Material:

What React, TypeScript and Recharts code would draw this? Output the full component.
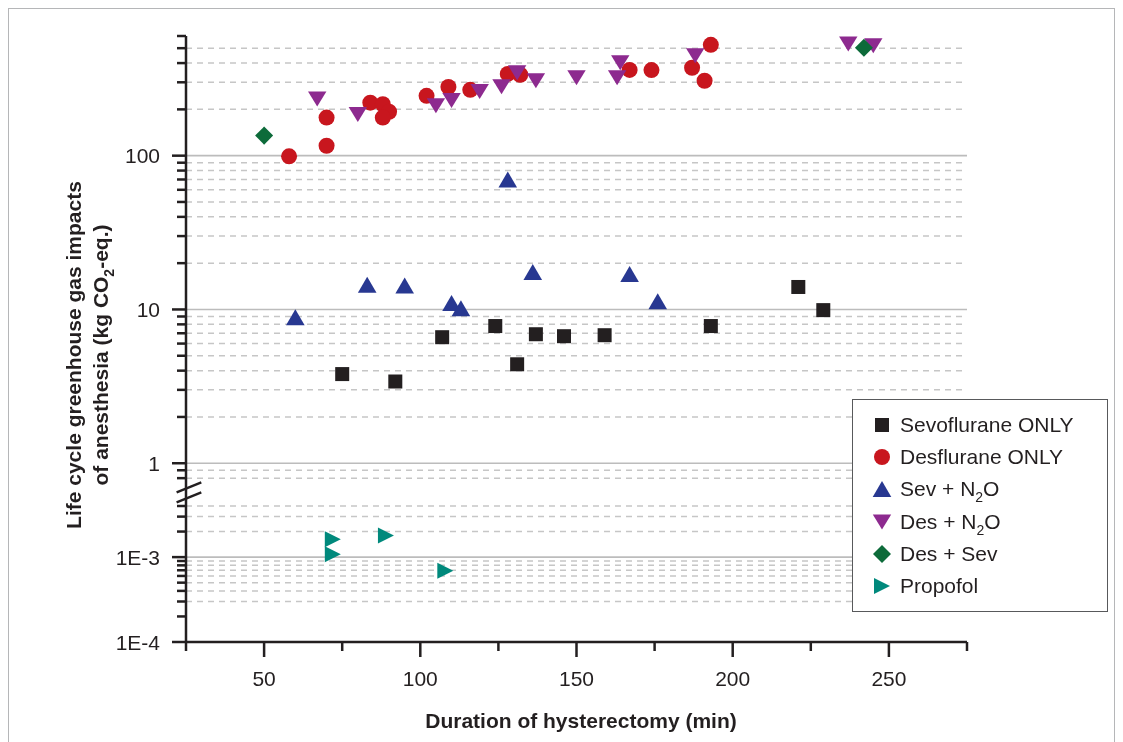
import { ScatterChart, Scatter, XAxis, YAxis, CartesianGrid, ReferenceLine, Legend } from "recharts"

// [duration (min), impact (kg CO2-eq.)]
const sevoOnly = [
  [75, 3.8], [92, 3.4], [107, 6.6], [124, 7.8], [131, 4.4], [137, 6.9],
  [146, 6.7], [159, 6.8], [193, 7.8], [221, 14], [229, 9.9],
]
const desOnly = [
  [58, 99], [70, 177], [70, 116], [84, 221], [88, 216], [90, 193], [88, 177],
  [102, 245], [109, 280], [116, 268], [128, 340], [132, 336], [167, 361],
  [174, 360], [187, 373], [191, 307], [193, 526],
]
const sevN2O = [
  [60, 8.9], [83, 14.5], [95, 14.3], [110, 11], [113, 10.2], [128, 70],
  [136, 17.5], [167, 17], [176, 11.3],
]
const desN2O = [
  [67, 234], [80, 185], [105, 211], [110, 228], [119, 261], [126, 281],
  [131, 346], [137, 307], [150, 321], [163, 321], [164, 402], [188, 446],
  [237, 533], [245, 518],
]
const desSev = [[50, 135], [242, 503]]
const propofol = [[72, 0.00162], [72, 0.00108], [89, 0.0018], [108, 0.00069]]

const durationTicks = [25, 50, 75, 100, 125, 150, 175, 200, 225, 250, 275]
const durationLabels = [50, 100, 150, 200, 250]

const upperTicks = [0.8, 0.9, 1, 2, 3, 4, 5, 6, 7, 8, 9, 10, 20, 30, 40, 50, 60, 70, 80, 90, 100, 200, 300, 400, 500, 600]
const lowerTicks = [1e-4, 2e-4, 3e-4, 4e-4, 5e-4, 6e-4, 7e-4, 8e-4, 9e-4, 1e-3, 2e-3, 3e-3, 4e-3]
const labelValues = [1e-4, 1e-3, 1, 10, 100]
const labelTexts = ["1E-4", "1E-3", "1", "10", "100"]
const solidGrid = [1e-3, 1, 10, 100]
const noGrid = [1e-4, 2e-4, 600]

const FONT = '"Liberation Sans", Arial, Helvetica, sans-serif'
const INK = "#231f20"

// broken log axis: upper part 1 unit per decade, lower part squeezed below the break
const T_1E3 = -0.6104
const LOWER_SCALE = 0.552
const toAxis = (v: number) => (v >= 0.5 ? Math.log10(v) : T_1E3 + (Math.log10(v) + 3) * LOWER_SCALE)
const BREAK_T = -0.19

const allTicks = [...lowerTicks, ...upperTicks]
const yTicks = allTicks.map(toAxis)
const yDomain = [toAxis(1e-4), toAxis(600)]
const solidT = solidGrid.map(toAxis)
const dashedT = allTicks.filter((v) => !solidGrid.includes(v) && !noGrid.includes(v)).map(toAxis)

const toPoints = (rows: number[][]) => rows.map(([min, kg]) => ({ min, kg, t: toAxis(kg) }))

const Marker = ({ kind, cx, cy, color }: { kind: string; cx: number; cy: number; color: string }) => {
  if (kind === "square") return <rect x={cx - 7} y={cy - 7} width={14} height={14} fill={color} />
  if (kind === "circle") return <circle cx={cx} cy={cy} r={8} fill={color} />
  if (kind === "up") return <polygon points={`${cx},${cy - 8} ${cx + 9.3},${cy + 8} ${cx - 9.3},${cy + 8}`} fill={color} />
  if (kind === "down") return <polygon points={`${cx - 9.2},${cy - 7.5} ${cx + 9.2},${cy - 7.5} ${cx},${cy + 7.5}`} fill={color} />
  if (kind === "diamond") return <polygon points={`${cx},${cy - 9} ${cx + 9},${cy} ${cx},${cy + 9} ${cx - 9},${cy}`} fill={color} />
  return <polygon points={`${cx - 8},${cy - 8} ${cx + 8},${cy} ${cx - 8},${cy + 8}`} fill={color} />
}

const series = [
  { name: "Sevoflurane ONLY", rows: sevoOnly, color: "#231f20", kind: "square" },
  { name: "Desflurane ONLY", rows: desOnly, color: "#c8161e", kind: "circle" },
  { name: "Sev + N2O", rows: sevN2O, color: "#283891", kind: "up" },
  { name: "Des + N2O", rows: desN2O, color: "#8d2a8f", kind: "down" },
  { name: "Des + Sev", rows: desSev, color: "#0d6b3a", kind: "diamond" },
  { name: "Propofol", rows: propofol, color: "#00897c", kind: "right" },
]

const withSub = (name: string) => {
  if (!name.includes("N2O")) return name
  const [head] = name.split("N2O")
  return (
    <>
      {head}N<span style={{ fontSize: 14, position: "relative", top: 6 }}>2</span>O
    </>
  )
}

const XTick = (props: any) => {
  const { x, y, payload } = props
  const major = durationLabels.includes(payload.value)
  return (
    <g>
      <line x1={x} x2={x} y1={y} y2={y + (major ? 15 : 9)} stroke={INK} strokeWidth={2.5} />
      {major && (
        <text x={x} y={y + 44} textAnchor="middle" fontFamily={FONT} fontSize={21} fill={INK}>
          {payload.value}
        </text>
      )}
    </g>
  )
}

const YTick = (props: any) => {
  const { x, y, payload } = props
  const idx = labelValues.findIndex((v) => Math.abs(toAxis(v) - payload.value) < 1e-6)
  const major = idx >= 0
  return (
    <g>
      <line x1={x - (major ? 14 : 9)} x2={x} y1={y} y2={y} stroke={INK} strokeWidth={2.5} />
      {major && (
        <text x={x - 26} y={y + 7.5} textAnchor="end" fontFamily={FONT} fontSize={21} fill={INK}>
          {labelTexts[idx]}
        </text>
      )}
    </g>
  )
}

const LegendBox = () => (
  <div
    style={{
      width: 256,
      height: 213,
      boxSizing: "border-box",
      border: "1px solid #58595b",
      background: "#fff",
      fontFamily: FONT,
      fontSize: 21,
      color: INK,
      position: "relative",
    }}
  >
    {series.map((s, i) => (
      <div key={s.name} style={{ position: "absolute", left: 0, top: 25 + i * 32.2 - 16, height: 32, width: "100%" }}>
        <svg width={40} height={32} style={{ position: "absolute", left: 9, top: 0 }}>
          <Marker kind={s.kind} cx={20} cy={16} color={s.color} />
        </svg>
        <span style={{ position: "absolute", left: 47, top: 4, lineHeight: "24px", whiteSpace: "nowrap" }}>
          {withSub(s.name)}
        </span>
      </div>
    ))}
  </div>
)

export default function App() {
  return (
    <div style={{ position: "relative", width: 1107, height: 726 }}>
      <div
        style={{
          position: "fixed",
          left: 8,
          top: 8,
          width: 1107,
          height: 800,
          boxSizing: "border-box",
          border: "1px solid #b5b6b8",
          pointerEvents: "none",
        }}
      />
      <ScatterChart width={1107} height={726} margin={{ top: 28, right: 148, bottom: 0, left: 0 }}>
        <CartesianGrid vertical={false} horizontalValues={solidT} stroke="#bcbcbc" strokeWidth={1.6} />
        <CartesianGrid vertical={false} horizontalValues={dashedT} stroke="#c6c6c6" strokeWidth={1.5} strokeDasharray="6 5" />
        <XAxis
          type="number"
          dataKey="min"
          domain={[25, 275]}
          ticks={durationTicks}
          interval={0}
          height={92}
          tickSize={0}
          tickMargin={0}
          tickLine={false}
          axisLine={{ stroke: INK, strokeWidth: 2.5 }}
          tick={XTick}
          label={{
            content: () => (
              <text x={573} y={720} textAnchor="middle" fontFamily={FONT} fontSize={21} fontWeight="bold" fill={INK}>
                Duration of hysterectomy (min)
              </text>
            ),
          }}
        />
        <YAxis
          type="number"
          dataKey="t"
          domain={yDomain}
          ticks={yTicks}
          interval={0}
          width={178}
          tickSize={0}
          tickMargin={0}
          tickLine={false}
          axisLine={{ stroke: INK, strokeWidth: 2.5 }}
          tick={YTick}
          allowDataOverflow
          label={{
            content: () => (
              <g transform="translate(0,347) rotate(-90)" fontFamily={FONT} fontSize={21} fontWeight="bold" fill={INK}>
                <text x={0} y={73} textAnchor="middle">
                  Life cycle greenhouse gas impacts
                </text>
                <text x={0} y={100} textAnchor="middle">
                  of anesthesia (kg CO
                  <tspan fontSize={14} dy={6}>
                    2
                  </tspan>
                  <tspan dy={-6}>-eq.)</tspan>
                </text>
              </g>
            ),
          }}
        />
        <ReferenceLine
          segment={[{ x: 22, y: BREAK_T }, { x: 29.9, y: BREAK_T + 0.065 }]}
          stroke={INK}
          strokeWidth={2.5}
          ifOverflow="visible"
        />
        <ReferenceLine
          segment={[{ x: 22, y: BREAK_T - 0.065 }, { x: 29.9, y: BREAK_T }]}
          stroke={INK}
          strokeWidth={2.5}
          ifOverflow="visible"
        />
        {series.map((s) => (
          <Scatter
            key={s.name}
            name={s.name}
            data={toPoints(s.rows)}
            fill={s.color}
            isAnimationActive={false}
            shape={(p: any) => <Marker kind={s.kind} cx={p.cx} cy={p.cy} color={s.color} />}
          />
        ))}
        <Legend
          layout="vertical"
          align="center"
          verticalAlign="middle"
          wrapperStyle={{ left: 844, top: 391, width: 256, height: 213 }}
          content={() => <LegendBox />}
        />
      </ScatterChart>
    </div>
  )
}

Task instructions:
Leave out any pictures, please, and quote only the lines from the top of the data through the line that contains "CartesianGrid, ReferenceLine, Legend".

Solution to the problem:
What React, TypeScript and Recharts code would draw this? Output the full component.
import { ScatterChart, Scatter, XAxis, YAxis, CartesianGrid, ReferenceLine, Legend } from "recharts"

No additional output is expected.